1. Field of the Invention
This invention relates generally to organic light emitting diodes, and, more particularly, to electrophosphorescent organic light emitting diodes.
2. Description of the Related Art
An organic light-emitting diode (OLED) is a thin-film light-emitting diode that uses an organic compound as an emissive layer. FIG. 1 conceptually illustrates a conventional OLED 100 that includes an emissive layer 105 sandwiched between an anode 110 and a cathode 115. The anode 110 is typically formed on a glass substrate 117 using a transparent material such as indium tin oxide (ITO). Holes 120 may be provided to the emissive layer 105 via the anode 110. The cathode 115 is typically formed of a metal (such as aluminum or calcium) and is used to provide electrons 125 to the emissive layer 105. In some embodiments, the cathode 115 may also be transparent. The holes 120 and the electrons 125 in the emissive layer 105 may combine to form excitons 130. The excitons 130 decay when the hole 120 and the electron 125 combine and release the energy stored in the exciton 130 as heat and/or light.
A portion of the light released when the exciton 130 decays is emitted through the anode 110 and the glass substrate 117, as indicated by the arrow 135. However, some of the light released when the exciton 130 decays (indicated by the arrow 140) intersects the interface 145 between the glass substrate 117 and the air at an angle 150 relative to a normal 155 to the interface 145 that is larger than a critical angle for total internal reflection. Consequently, the light 140 is reflected back into the OLED 100. Over 80% of the light generated in a conventional planar OLED 100 may be lost to internal reflection and waveguiding.

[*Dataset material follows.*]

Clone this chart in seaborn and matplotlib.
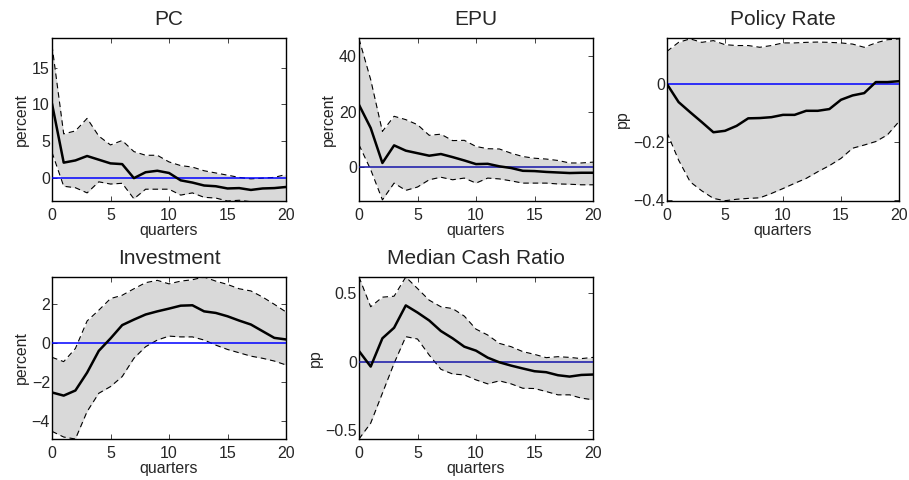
import numpy as np
import pandas as pd
import matplotlib
matplotlib.use("Agg")
import matplotlib.pyplot as plt
import seaborn as sns
from matplotlib.ticker import FuncFormatter

quarters = list(range(21))

pc_med = [10.1, 2.1, 2.4, 3.0, 2.5, 2.0, 1.9, 0.0, 0.8, 1.0, 0.7, -0.3, -0.6, -1.0, -1.1, -1.4, -1.35, -1.6, -1.4, -1.35, -1.2]
pc_up = [18.0, 6.0, 6.4, 8.1, 5.7, 4.5, 5.1, 3.6, 3.1, 3.1, 2.2, 1.7, 1.5, 1.0, 0.7, 0.4, 0.1, -0.1, 0.0, 0.1, 0.5]
pc_lo = [3.5, -1.1, -1.3, -2.0, -0.5, -0.8, -0.7, -2.8, -1.5, -1.5, -1.5, -2.3, -2.0, -2.6, -2.7, -3.1, -3.0, -3.2, -3.2, -3.3, -3.3]

epu_med = [22.4, 14.1, 1.6, 7.9, 6.0, 5.1, 4.2, 4.8, 3.7, 2.5, 1.2, 1.3, 0.4, -0.2, -1.2, -1.3, -1.6, -1.8, -2.0, -1.9, -1.9]
epu_up = [46.0, 31.4, 12.9, 18.3, 17.1, 15.3, 11.5, 11.9, 9.6, 9.7, 7.5, 6.7, 6.6, 5.1, 3.9, 3.3, 3.0, 2.5, 1.6, 1.6, 1.9]
epu_lo = [8.1, -0.8, -11.6, -5.6, -8.2, -7.0, -4.4, -3.5, -4.4, -3.8, -5.6, -3.8, -4.1, -4.8, -5.6, -5.6, -5.6, -5.9, -6.0, -6.2, -6.2]

pr_med = [0.0, -0.062, -0.097, -0.131, -0.166, -0.161, -0.144, -0.118, -0.117, -0.114, -0.106, -0.106, -0.092, -0.092, -0.086, -0.054, -0.039, -0.031, 0.007, 0.007, 0.010]
pr_up = [0.113, 0.144, 0.156, 0.144, 0.150, 0.136, 0.133, 0.133, 0.127, 0.133, 0.142, 0.142, 0.144, 0.145, 0.144, 0.142, 0.138, 0.127, 0.142, 0.153, 0.156]
pr_lo = [-0.167, -0.262, -0.337, -0.368, -0.394, -0.402, -0.397, -0.394, -0.392, -0.377, -0.360, -0.342, -0.325, -0.302, -0.281, -0.256, -0.221, -0.210, -0.198, -0.175, -0.129]

inv_med = [-2.53, -2.69, -2.43, -1.52, -0.41, 0.22, 0.90, 1.18, 1.44, 1.60, 1.74, 1.89, 1.91, 1.60, 1.52, 1.35, 1.13, 0.93, 0.59, 0.25, 0.17]
inv_up = [-0.74, -0.96, -0.29, 1.11, 1.66, 2.25, 2.42, 2.75, 3.06, 3.18, 3.00, 3.14, 3.21, 3.35, 3.14, 2.97, 2.75, 2.64, 2.33, 1.96, 1.57]
inv_lo = [-4.51, -4.80, -4.90, -3.50, -2.57, -2.23, -1.72, -0.79, -0.20, 0.14, 0.34, 0.30, 0.30, 0.14, -0.12, -0.34, -0.51, -0.68, -0.79, -0.93, -1.13]

cash_med = [0.077, -0.036, 0.17, 0.247, 0.41, 0.358, 0.30, 0.223, 0.17, 0.109, 0.08, 0.029, -0.005, -0.029, -0.05, -0.07, -0.077, -0.099, -0.109, -0.097, -0.094]
cash_up = [0.617, 0.40, 0.47, 0.477, 0.617, 0.533, 0.448, 0.40, 0.387, 0.332, 0.237, 0.194, 0.133, 0.109, 0.073, 0.053, 0.029, 0.036, 0.031, 0.022, 0.031]
cash_lo = [-0.564, -0.448, -0.23, -0.012, 0.182, 0.165, 0.048, -0.056, -0.09, -0.097, -0.133, -0.162, -0.14, -0.162, -0.194, -0.196, -0.218, -0.242, -0.242, -0.266, -0.278]

titles = ["PC", "EPU", "Policy Rate", "Investment", "Median Cash Ratio"]
ylabels = ["percent", "percent", "pp", "percent", "pp"]
ylims = [(-3.1, 19.0), (-12.0, 46.3), (-0.403, 0.159), (-4.9, 3.35), (-0.564, 0.617)]
yticks = [[0, 5, 10, 15], [0, 20, 40], [-0.4, -0.2, 0], [-4, -2, 0, 2], [-0.5, 0, 0.5]]
zero_colors = ["#0000ff", "#1414a8", "#0000ff", "#0000ff", "#1414a8"]
series = [(pc_med, pc_up, pc_lo), (epu_med, epu_up, epu_lo), (pr_med, pr_up, pr_lo),
          (inv_med, inv_up, inv_lo), (cash_med, cash_up, cash_lo)]

sns.set_style("ticks")
plt.rcParams["font.family"] = ["Liberation Sans", "DejaVu Sans"]
plt.rcParams["axes.unicode_minus"] = True

fig = plt.figure(figsize=(9.09, 4.8), dpi=100)
W = 909.0
H = 480.0
boxes = [(52, 38, 286, 201), (359, 38, 593, 201), (667, 38, 899, 201),
         (52, 277, 286, 439), (359, 277, 593, 439)]

fmt = FuncFormatter(lambda v, p: ("%g" % v).replace("-", "\u2212"))

for i, (x0, y0, x1, y1) in enumerate(boxes):
    ax = fig.add_axes([x0 / W, 1 - y1 / H, (x1 - x0) / W, (y1 - y0) / H])
    med, up, lo = series[i]
    df = pd.DataFrame({"q": quarters, "med": med, "up": up, "lo": lo})
    ax.fill_between(df["q"], df["lo"], df["up"], color="#d9d9d9", lw=0, zorder=1)
    sns.lineplot(data=df, x="q", y="up", ax=ax, color="black", lw=0.8, linestyle=(0, (5, 3.5)), zorder=2)
    sns.lineplot(data=df, x="q", y="lo", ax=ax, color="black", lw=0.8, linestyle=(0, (5, 3.5)), zorder=2)
    ax.axhline(0, color=zero_colors[i], lw=1.1, zorder=3)
    sns.lineplot(data=df, x="q", y="med", ax=ax, color="black", lw=1.8, zorder=4)
    ax.set_xlim(0, 20)
    ax.set_ylim(*ylims[i])
    ax.set_xticks([0, 5, 10, 15, 20])
    ax.set_yticks(yticks[i])
    ax.yaxis.set_major_formatter(fmt)
    ax.xaxis.set_major_formatter(fmt)
    ax.set_title(titles[i], fontsize=15, pad=9.5)
    ax.set_xlabel("quarters", fontsize=11.4, labelpad=0)
    ax.set_ylabel(ylabels[i], fontsize=11.4, labelpad=2)
    ax.tick_params(direction="in", top=True, right=True, length=3.5, width=0.6, labelsize=11.5)
    ax.tick_params(axis="x", pad=5)
    ax.tick_params(axis="y", pad=1.5)
    for s in ax.spines.values():
        s.set_visible(True)
        s.set_linewidth(1.0)
        s.set_color("black")

fig.savefig("out.png", dpi=100)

Light released by the exciton 130 may also be totally internally reflected at other interfaces, such as the interfaces between the emissive layer 105 and the anode 110 and/or the interface between the anode 110 and glass substrate 117. However, the contrast in indices of refraction is typically largest at the interface 145, so total internal reflection at the interface 145 is typically the largest contributor to the reduction in the external quantum efficiency of the OLED 100.

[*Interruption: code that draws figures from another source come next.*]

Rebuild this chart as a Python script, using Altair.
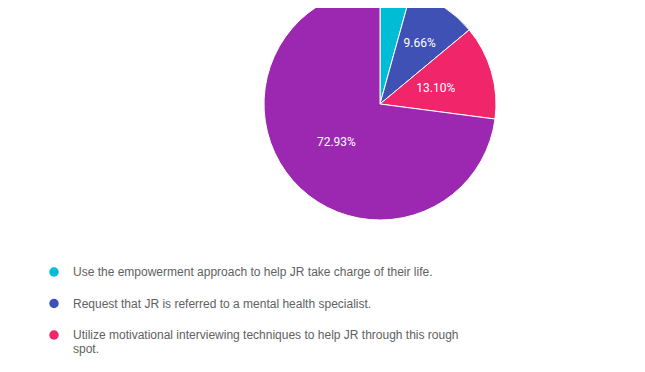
import altair as alt
import pandas as pd
import textwrap

answers = [
    "Use the empowerment approach to help JR take charge of their life.",
    "Request that JR is referred to a mental health specialist.",
    "Utilize motivational interviewing techniques to help JR through this rough spot.",
    "Other response",
]
shares = [4.31, 9.66, 13.10, 72.93]
colors = ["#00BCD4", "#3F51B5", "#F0256A", "#9C27B0"]

wrapped = [textwrap.wrap(a, 74) for a in answers]
# legend slot: one unit per item plus extra space for each wrapped line before it
slots = []
extra = 0
for i, w in enumerate(wrapped):
    slots.append(i + extra * 0.444)
    extra += len(w) - 1

df = pd.DataFrame({
    "answer": answers,
    "share": shares,
    "idx": list(range(len(answers))),
    "slot": slots,
    "label": [f"{s:.2f}%" for s in shares],
    "wrapped": ["\n".join(w) for w in wrapped],
})

color = alt.Color("answer:N", scale=alt.Scale(domain=answers, range=colors), legend=None)

base = alt.Chart(df)

pie = base.mark_arc(stroke="white", strokeWidth=1, outerRadius=116).encode(
    theta=alt.Theta("share:Q", stack=True),
    order=alt.Order("idx:Q"),
    color=color,
    x=alt.value(372),
    y=alt.value(96),
)


def label_layer(cond, r):
    return base.mark_text(font="Roboto", fontSize=12, color="white").encode(
        theta=alt.Theta("share:Q", stack=True),
        order=alt.Order("idx:Q"),
        text=alt.Text("shown:N"),
        radius=alt.value(r),
        x=alt.value(372),
        y=alt.value(96),
    ).transform_calculate(
        shown=f"({cond}) && datum.share > 5 ? datum.label : ''"
    )


labels_small = label_layer("datum.share < 10", 73)
labels_big = label_layer("datum.share >= 10", 58)

ypos = alt.Y("slot:Q", scale=alt.Scale(domain=[0, 3], range=[264, 358.5]), axis=None)

# the last legend entry lies below the visible page area
legend_base = base.transform_filter("datum.slot < 3.2")

dots = legend_base.mark_circle(size=90, opacity=1).encode(
    x=alt.value(46),
    y=ypos,
    color=color,
)

texts = legend_base.mark_text(
    font="Arial", fontSize=12, color="#616161", align="left", baseline="top",
    lineBreak="\n", lineHeight=14, dy=-5,
).encode(
    x=alt.value(65),
    y=ypos,
    text="wrapped:N",
)

chart = alt.layer(pie, labels_small, labels_big, dots, texts).properties(
    width=629, height=356, padding=0, autosize="none"
).configure_view(stroke=None)

chart.save("out.html", embed_options={"renderer": "svg", "actions": False})
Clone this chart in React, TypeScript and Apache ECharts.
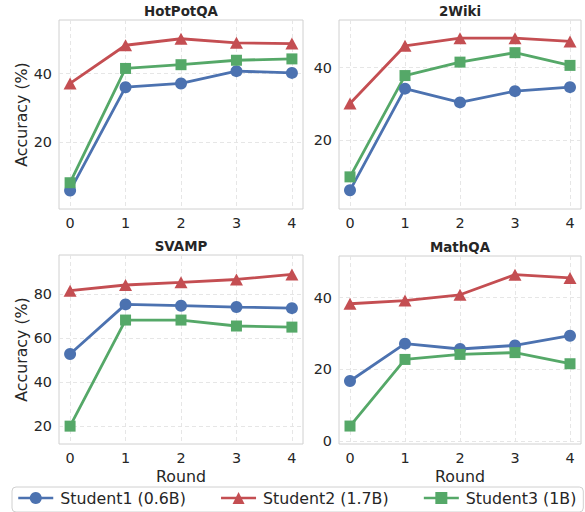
import React, { useEffect, useRef } from 'react';
import * as echarts from 'echarts';

const rounds = [0, 1, 2, 3, 4];
const panelTitles = ['HotPotQA', '2Wiki', 'SVAMP', 'MathQA'];
const seriesNames = ['Student1 (0.6B)', 'Student2 (1.7B)', 'Student3 (1B)'];

const hotpotStudent1 = [5.7, 36.0, 37.1, 40.7, 40.2];
const hotpotStudent2 = [37.1, 48.3, 50.2, 49.0, 48.8];
const hotpotStudent3 = [8.0, 41.5, 42.6, 43.9, 44.3];

const wikiStudent1 = [6.2, 34.2, 30.4, 33.5, 34.6];
const wikiStudent2 = [30.1, 46.0, 48.1, 48.1, 47.2];
const wikiStudent3 = [9.9, 37.8, 41.5, 44.1, 40.6];

const svampStudent1 = [52.8, 75.3, 74.7, 74.1, 73.6];
const svampStudent2 = [81.5, 84.1, 85.3, 86.6, 88.9];
const svampStudent3 = [20.1, 68.2, 68.2, 65.5, 65.0];

const mathqaStudent1 = [16.8, 27.2, 25.7, 26.7, 29.4];
const mathqaStudent2 = [38.3, 39.2, 40.8, 46.4, 45.5];
const mathqaStudent3 = [4.25, 22.8, 24.2, 24.7, 21.6];

const yMins = [0.3, 1.05, 12, -0.75];
const yMaxs = [55.7, 53.1, 97.7, 51.6];
const yTickStep = 20;
const xMin = -0.2;
const xMax = 4.2;

const panelData = [
  [hotpotStudent1, hotpotStudent2, hotpotStudent3],
  [wikiStudent1, wikiStudent2, wikiStudent3],
  [svampStudent1, svampStudent2, svampStudent3],
  [mathqaStudent1, mathqaStudent2, mathqaStudent3],
];

const colors = ['#4C72B0', '#C44E52', '#55A868'];
const symbols = ['circle', 'triangle', 'rect'];
const symbolSizes: any[] = [12, [13, 12], 11];

const grids = [
  { left: 59, top: 20, width: 244, height: 189 },
  { left: 339, top: 20, width: 242, height: 189 },
  { left: 59, top: 255, width: 244, height: 189 },
  { left: 339, top: 256, width: 242, height: 188 },
];

const FONT = '"DejaVu Sans", "Noto Sans", sans-serif';
const TEXT = '#262626';

export default function App() {
  const ref = useRef<HTMLDivElement>(null);
  useEffect(() => {
    if (!ref.current) return;
    const chart = echarts.init(ref.current, null, { renderer: 'svg' });

    const xAxis = grids.map((g, i) => ({
      type: 'value',
      gridIndex: i,
      min: xMin,
      max: xMax,
      splitNumber: 4,
      minInterval: 1,
      maxInterval: 1,
      name: i >= 2 ? 'Round' : '',
      nameLocation: 'middle',
      nameGap: 24,
      nameTextStyle: { fontFamily: FONT, fontSize: 15.8, color: TEXT },
      axisLine: { show: false },
      axisTick: { show: false },
      axisLabel: {
        fontFamily: FONT,
        fontSize: 14.4,
        color: TEXT,
        margin: 7,
        formatter: (v: number) => (Math.abs(v - Math.round(v)) < 1e-6 ? String(Math.round(v)) : ''),
      },
      splitLine: {
        show: true,
        showMinLine: false,
        showMaxLine: false,
        lineStyle: { type: [4, 3], color: '#e3e3e3', width: 0.9 },
      },
    }));

    const yAxis = grids.map((g, i) => ({
      type: 'value',
      gridIndex: i,
      min: yMins[i],
      max: yMaxs[i],
      splitNumber: 3,
      minInterval: yTickStep,
      maxInterval: yTickStep,
      name: i % 2 === 0 ? 'Accuracy (%)' : '',
      nameLocation: 'middle',
      nameGap: 30,
      nameTextStyle: { fontFamily: FONT, fontSize: 15.8, color: TEXT },
      axisLine: { show: false },
      axisTick: { show: false },
      axisLabel: {
        fontFamily: FONT,
        fontSize: 14.4,
        color: TEXT,
        margin: 7,
        formatter: (v: number) => {
          const r = Math.round(v / yTickStep) * yTickStep;
          return Math.abs(v - r) < 1e-6 ? String(r) : '';
        },
      },
      splitLine: {
        show: true,
        showMinLine: false,
        showMaxLine: false,
        lineStyle: { type: [4, 3], color: '#e3e3e3', width: 0.9 },
      },
    }));

    const series: any[] = [];
    panelData.forEach((panel, i) => {
      panel.forEach((vals, k) => {
        series.push({
          type: 'line',
          name: seriesNames[k],
          xAxisIndex: i,
          yAxisIndex: i,
          data: rounds.map((r, j) => [r, vals[j]]),
          symbol: symbols[k],
          symbolSize: symbolSizes[k],
          showAllSymbol: true,
          lineStyle: { color: colors[k], width: 2.8 },
          itemStyle: { color: colors[k] },
          emphasis: { disabled: true },
        });
      });
    });

    const graphic = grids.map((g, i) => ({
      type: 'text',
      x: g.left + g.width / 2,
      y: g.top - 8.5,
      style: {
        text: panelTitles[i],
        textAlign: 'center',
        textVerticalAlign: 'middle',
        font: `bold 13.4px ${FONT}`,
        fill: TEXT,
      },
    }));

    chart.setOption({
      animation: false,
      backgroundColor: '#ffffff',
      grid: grids.map((g) => ({
        ...g,
        show: true,
        borderColor: '#d0d0d0',
        borderWidth: 1,
        backgroundColor: 'transparent',
      })),
      xAxis,
      yAxis,
      series,
      graphic,
      legend: {
        data: seriesNames,
        left: 12,
        top: 487,
        orient: 'horizontal',
        itemWidth: 35,
        itemHeight: 15,
        itemGap: 34,
        padding: [3, 7, 6, 5],
        borderColor: '#d0d0d0',
        borderWidth: 1,
        borderRadius: 4,
        lineStyle: { width: 2.5 },
        textStyle: { fontFamily: FONT, fontSize: 15.8, color: TEXT, padding: [0, 0, 0, 2] },
      },
    });
    return () => chart.dispose();
  }, []);
  return (
    <div
      ref={ref}
      style={{ position: 'fixed', left: 0, top: 0, width: 585, height: 512, background: '#fff' }}
    />
  );
}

One well-known technique for increasing the external quantum efficiency of the OLED 100 is to form a scattering (or relief) structure at or near the interface 145. A wide range of integrated optical devices and optoelectronic devices include relief structures with features sizes comparable to the wavelength of the light emitted by the emissive layer 105. The relief structures may function as mode and/or output couplers, filters, laser resonators, and other components. Fabrication of the relief structures is typically accomplished with modified versions of techniques—photolithography and electron beam lithography—that have their origins in the microelectronics industry. Integrating similar elements into OLEDs 100 may improve their external quantum efficiencies by coupling photons out of planar waveguides defined by the various device layers. However, these traditional optoelectronic fabrication techniques are poorly suited to use in OLEDs 100, at least in part because of the operational complexities of the techniques, high costs, and/or the inability to pattern large areas. Furthermore, only a narrow range of OLED materials are chemically compatible with the resists, solvents and developers used by these methods.